16 April 2018
The National Catholic Education Commission welcomes the report of the Independent review into Regional, Rural and Remote Education undertaken by Dr John Halsey, Emeritus Professor, Flinders University.
The NCEC’s acting executive director Ray Collins said the report took into account the views of key stakeholders including submissions from the Catholic sector.
“It is a thorough report which was informed by an extensive literature review and 340 submissions including the NCEC and other Catholic education authorities,” said Mr Collins.
“Professor Halsey and his team also visited many regional rural and remote schools and education providers across the length and breadth of Australia and it is clear from the recommendations that the needs of these communities resonated with the team,” he said.
“I was particularly impressed by the reports identification of the needs of RRR schools in relation to the provision of teachers in these schools, the quality of the learning experiences for students, the importance of experienced and creative leadership and the important links between schools and their communities.”

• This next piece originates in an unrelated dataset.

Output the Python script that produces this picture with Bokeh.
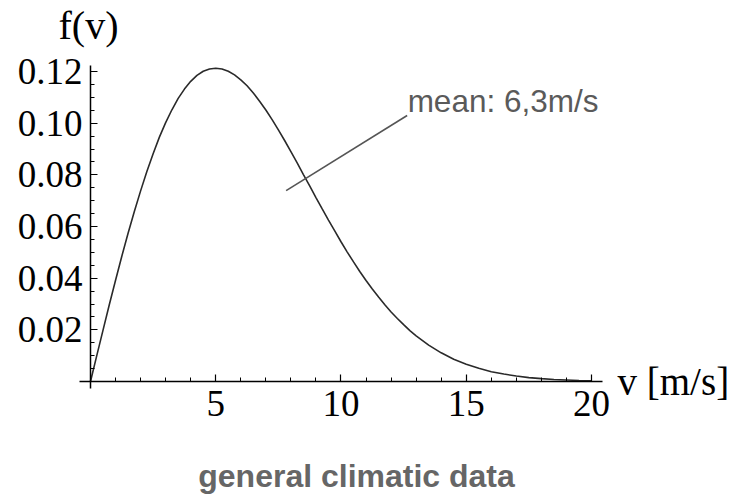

Mr Collins said it was good to see that the difficulties young people face in accessing University and vocational education providers far from their homes was clearly addressed in the report.
“A significant feature of the report is the identification of initiatives that clearly address the issues raised, including the Diocese of Cairns’ innovative approach to encouraging students from Brisbane to consider teaching in far North Queensland schools, and the Diocese of Wagga Wagga’s weekly boarding program allowing students to return to their home communities each weekend, retaining their connections with families and their local communities,” he said.
“The nine themes identified by Professor Halsey and his team ensure that the range of concerns for Regional, Rural and Remote communities are identified and, most importantly, a large number of recommendations and actions are put forward for governments and education authorities to consider,” Mr Collins said.
Mr Collins commended the government for undertaking the independent review and said the “challenge is now for governments and education authorities to address the recommendations”.